The preliminary yield on debt maturing in 2023 remained at 2.54 percent yesterday, or about 0.47 percentage point above a Bloomberg Valuation index of AAA munis. Thirty-year bonds were offered yesterday at a preliminary yield of 4 percent, a spread of 94 basis points to the index. A basis point is 0.01 percentage point.

“We think the retail results are outstanding in a market where investors are thirsting for yield,” Dresslar said in a statement.

The most-populous U.S. state earned its first upgrade from S&P since 2006 after Governor Jerry Brown curbed pension costs, won voter support for a tax boost and proposed a budget for next fiscal year that projects a surplus. New York-based S&P raised California to A, its sixth-highest rank, lifting it out of a tie with Illinois as the lowest-rated state.

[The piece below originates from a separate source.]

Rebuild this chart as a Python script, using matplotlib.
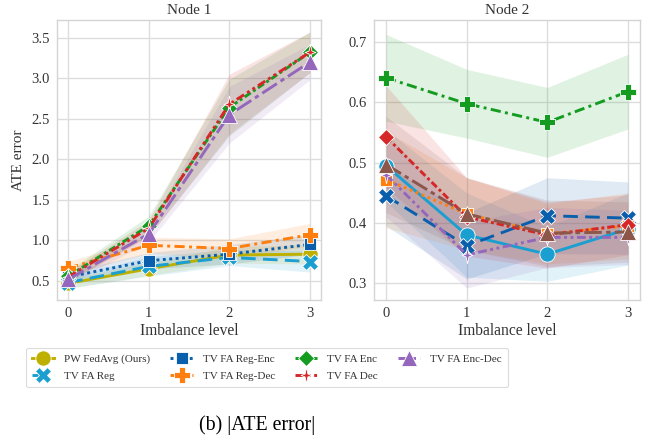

Individual orders accounted for 37 percent of the $2.16 billion tax-exempt bonds Lockyer is selling. Of that amount, $1.1 billion will be used to refinance existing debt and lower borrowing costs.

Taxable Bonds

Lockyer also sold $100 million of taxable bonds yesterday maturing in 2015 to yield 0.64 percent, or 38 basis points more than comparable U.S. Treasuries, and $264 million of three-year taxable securities, priced to yield 0.93 percent, a spread of 53 basis points, Dresslar said.

Separately, Lockyer remarketed $228 million of Build America Bonds at 4.99 percent for a 2039 maturity, about 175 basis points over the Treasury rate. With a 35 percent federal subsidy on the interest payments, the net yield on the bonds is 3.24 percent, Dresslar said.

The Build America Bond program gave states and cities federal subsides on interest as part of an economic stimulus plan. California and its local governments sold more than $39 billion of the debt.

The relative borrowing cost for issuers in the state has been cut in half since Brown, a 74-year-old Democrat, took office in 2011. The extra yield over top-rated municipal bonds that investors demand to own 10-year debt of the state and its localities was 0.52 percentage point March 11, the narrowest since November 2008, data compiled by Bloomberg show.